▸ DATA FOR THIS TASK:
■ ■ ■

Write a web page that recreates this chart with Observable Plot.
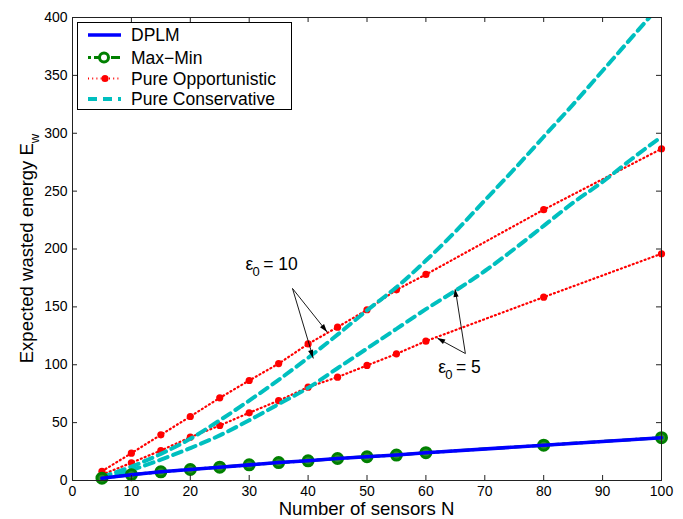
<!DOCTYPE html>
<html><head><meta charset="utf-8">
<script src="https://cdn.jsdelivr.net/npm/d3@7"></script>
<script src="https://cdn.jsdelivr.net/npm/@observablehq/plot@0.6"></script>
<style>
body{margin:0;background:#fff;font-family:"Liberation Sans",Arial,sans-serif;}
#wrap{position:relative;width:683px;height:519px;}
#legend{position:absolute;left:77px;top:22px;width:215px;height:88px;border:1px solid #000;background:#fff;box-sizing:border-box;}
#legend svg{display:block}
</style></head><body><div id="wrap"></div>
<script>
// ---- data ----
const N = [5,10,15,20,25,30,35,40,45,50,55,60,80,100];
const dplm   = [2,5,7.5,9.5,11.5,13.5,15.5,17,19,20.5,22,24,30.5,37];
const maxMin = [2,5,7.5,9.5,11.5,13.5,15.5,17,19,20.5,22,24,30.5,37];
const opp10  = [8,23.6,39.5,55.3,71.4,86.4,101,118,132.5,147.5,164.7,178,234,286.6];
const opp5   = [5,15.3,25.9,37.4,47.5,58.5,69,80.6,89.3,99.4,109.4,120.4,158.4,195.9];
const consN  = [5,10,15,20,25,30,35,40,45,50,55,60,65,70,75,80,85,90,95,100];
const cons10 = [3,12,23,36,52,69,87,106,126,147,167,190,215,242,269,297,325,354,383,412];
const cons5  = [2,9,18,28,39,52,66,80,97,114,131,148,164,181,200,220,240,258,278,297];
const xTicks = [0,10,20,30,40,50,60,70,80,90,100];
const yTicks = [0,50,100,150,200,250,300,350,400];
const legendNames = ["DPLM","Max\u2212Min","Pure Opportunistic","Pure Conservative"];
const xLabel = "Number of sensors N";
const yLabel = "Expected wasted energy E";
const yLabelSub = "w";
// annotations (data units)
const annEps = ["10","5"];
const annX = [33.9, 65.8];
const annY = [181.5, 92.4];
const arrX1 = [37.35, 37.35, 66.7, 66.7];
const arrY1 = [165.9, 165.9, 109.7, 109.7];
const arrX2 = [43.3, 40.9, 65.0, 62.0];
const arrY2 = [127.9, 105.4, 165.0, 122.7];

// ---- tables ----
const mainRows = N.map((n,i)=>({N:n, dplm:dplm[i], maxMin:maxMin[i], opp10:opp10[i], opp5:opp5[i]}));
const consRows = consN.map((n,i)=>({N:n, cons10:cons10[i], cons5:cons5[i]}));
const arrows = arrX1.map((x,i)=>({x1:x, y1:arrY1[i], x2:arrX2[i], y2:arrY2[i]}));

const W=683, H=519, mL=72, mR=22, mT=17, mB=39;
const plotH = H-mT-mB, plotW = W-mL-mR, tl = 5;
const BLUE="#0000ff", GREEN="#008000", RED="#ff0000", CYAN="#00bfbf";
const FONT='"Liberation Sans", Arial, Helvetica, sans-serif';
const DOT = "1,3.2";

const chart = Plot.plot({
  width: W, height: H, marginLeft: mL, marginRight: mR, marginTop: mT, marginBottom: mB,
  style: {fontFamily: FONT, fontSize: "14px", color: "#000", background: "#fff"},
  x: {domain: [0,100]},
  y: {domain: [0,400]},
  marks: [
    // opportunistic (red dotted + markers)
    Plot.line(mainRows, {x:"N", y:"opp10", stroke:RED, strokeWidth:2.2, strokeDasharray:DOT}),
    Plot.line(mainRows, {x:"N", y:"opp5", stroke:RED, strokeWidth:2.2, strokeDasharray:DOT}),
    Plot.dot(mainRows, {x:"N", y:"opp10", r:3.6, fill:RED}),
    Plot.dot(mainRows, {x:"N", y:"opp5", r:3.6, fill:RED}),
    // conservative (cyan dashed)
    Plot.line(consRows, {x:"N", y:"cons10", stroke:CYAN, strokeWidth:4, strokeDasharray:"9,6", curve:"monotone-x", clip:true}),
    Plot.line(consRows, {x:"N", y:"cons5", stroke:CYAN, strokeWidth:4, strokeDasharray:"9,6", curve:"monotone-x", clip:true}),
    // max-min (green dash-dot + circles)
    Plot.line(mainRows, {x:"N", y:"maxMin", stroke:GREEN, strokeWidth:3, strokeDasharray:"8,4,2,4"}),
    Plot.dot(mainRows, {x:"N", y:"maxMin", r:5, stroke:GREEN, strokeWidth:3, fill:"#2e8b2e"}),
    // DPLM (blue solid)
    Plot.line(mainRows, {x:"N", y:"dplm", stroke:BLUE, strokeWidth:3.6}),
    // arrows lines
    Plot.link(arrows, {x1:"x1", y1:"y1", x2:"x2", y2:"y2", stroke:"#000", strokeWidth:0.9}),
    // frame and inward ticks
    Plot.frame({stroke:"#222", strokeWidth:1}),
    Plot.tickX(xTicks, {x:d=>d, insetTop: plotH-tl, stroke:"#222"}),
    Plot.tickX(xTicks, {x:d=>d, insetBottom: plotH-tl, stroke:"#222"}),
    Plot.tickY(yTicks, {y:d=>d, insetRight: plotW-tl, stroke:"#222"}),
    Plot.tickY(yTicks, {y:d=>d, insetLeft: plotW-tl, stroke:"#222"}),
    Plot.axisX(xTicks, {tickSize:0, tickPadding:6, label:null, fontSize:14}),
    Plot.axisY(yTicks, {tickSize:0, tickPadding:5, label:null, fontSize:14})
  ]
});

const wrap = document.getElementById("wrap");
wrap.appendChild(chart);
const svg = d3.select(chart);
const sx = chart.scale("x"), sy = chart.scale("y");

// arrow heads (filled)
arrows.forEach(a=>{
  const x1=sx.apply(a.x1), y1=sy.apply(a.y1), x2=sx.apply(a.x2), y2=sy.apply(a.y2);
  const dx=x2-x1, dy=y2-y1, L=Math.hypot(dx,dy), ux=dx/L, uy=dy/L, nx=-uy, ny=ux;
  const hl=8, hw=2.6;
  const bx=x2-hl*ux, by=y2-hl*uy;
  svg.append("polygon")
    .attr("points", `${x2},${y2} ${bx+hw*nx},${by+hw*ny} ${bx-hw*nx},${by-hw*ny}`)
    .attr("fill","#000");
});

// epsilon annotations
annEps.forEach((v,i)=>{
  const t = svg.append("text")
    .attr("x", sx.apply(annX[i])).attr("y", sy.apply(annY[i]))
    .attr("font-family", FONT).attr("font-size", 17.5).attr("fill","#000");
  t.append("tspan").text("\u03b5");
  t.append("tspan").attr("dy", 6).attr("dx", -1).attr("font-size", 13).text("0");
  t.append("tspan").attr("dy", -6).text("\u2009= " + v);
});

// axis labels
svg.append("text")
  .attr("x", mL + plotW/2).attr("y", H-4).attr("text-anchor","middle")
  .attr("font-family", FONT).attr("font-size", 18.6).attr("fill","#000")
  .text(xLabel);
const yl = svg.append("text")
  .attr("transform", `translate(33,${mT+plotH/2}) rotate(-90)`).attr("text-anchor","middle")
  .attr("font-family", FONT).attr("font-size", 18.5).attr("fill","#000");
yl.append("tspan").text(yLabel);
yl.append("tspan").attr("dy", 6).attr("font-size", 13).text(yLabelSub);

// legend
const leg = document.createElement("div");
leg.id = "legend";
wrap.appendChild(leg);
const ls = d3.select(leg).append("svg").attr("width", 213).attr("height", 86);
const rowsY = [12, 34.5, 55.5, 76];
const styles = [
  {stroke:BLUE, w:3.6, dash:null, marker:null},
  {stroke:GREEN, w:3, dash:"3,3,8,20", marker:"circle"},
  {stroke:RED, w:2.2, dash:DOT, marker:"dot"},
  {stroke:CYAN, w:4, dash:"9,6", marker:null}
];
legendNames.forEach((name,i)=>{
  const y = rowsY[i], st = styles[i];
  const ln = ls.append("line").attr("x1", 10).attr("x2", 43).attr("y1", y).attr("y2", y)
    .attr("stroke", st.stroke).attr("stroke-width", st.w);
  if (st.dash) ln.attr("stroke-dasharray", st.dash);
  if (i===1) ls.append("line").attr("x1", 33).attr("x2", 42).attr("y1", y).attr("y2", y)
    .attr("stroke", GREEN).attr("stroke-width", 3);
  if (st.marker==="circle") ls.append("circle").attr("cx", 26).attr("cy", y).attr("r", 4.5)
    .attr("fill","#fff").attr("stroke", GREEN).attr("stroke-width", 3);
  if (st.marker==="dot") ls.append("circle").attr("cx", 27).attr("cy", y).attr("r", 3.6).attr("fill", RED);
  ls.append("text").attr("x", 53).attr("y", y).attr("dy","0.36em")
    .attr("font-family", FONT).attr("font-size", 17.5).attr("fill","#000").text(name);
});
</script></body></html>
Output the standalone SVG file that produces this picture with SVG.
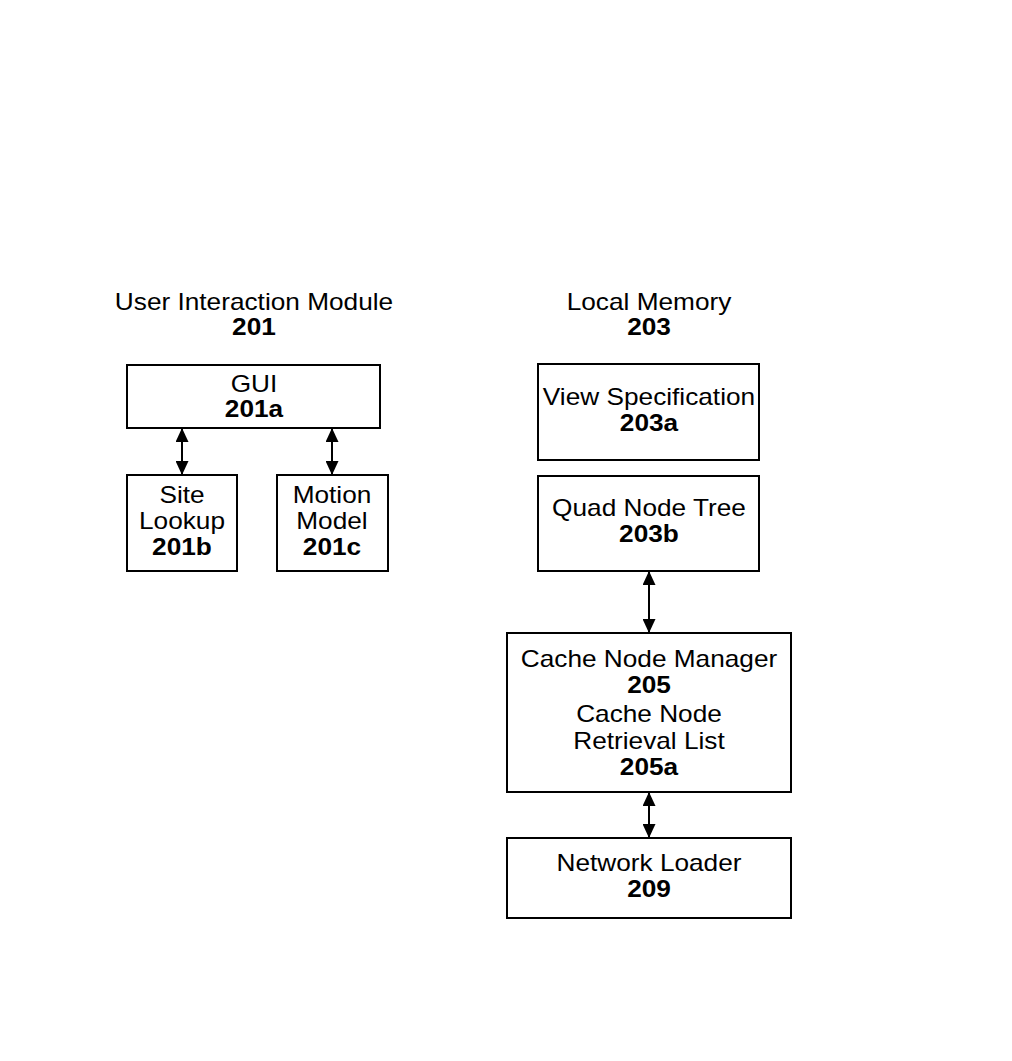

■ ■ ■

▸ EXERCISE TASK: Respond with nothing but the number of lines in the entries that contain the string "chart".

▸ TASK RESULT: 5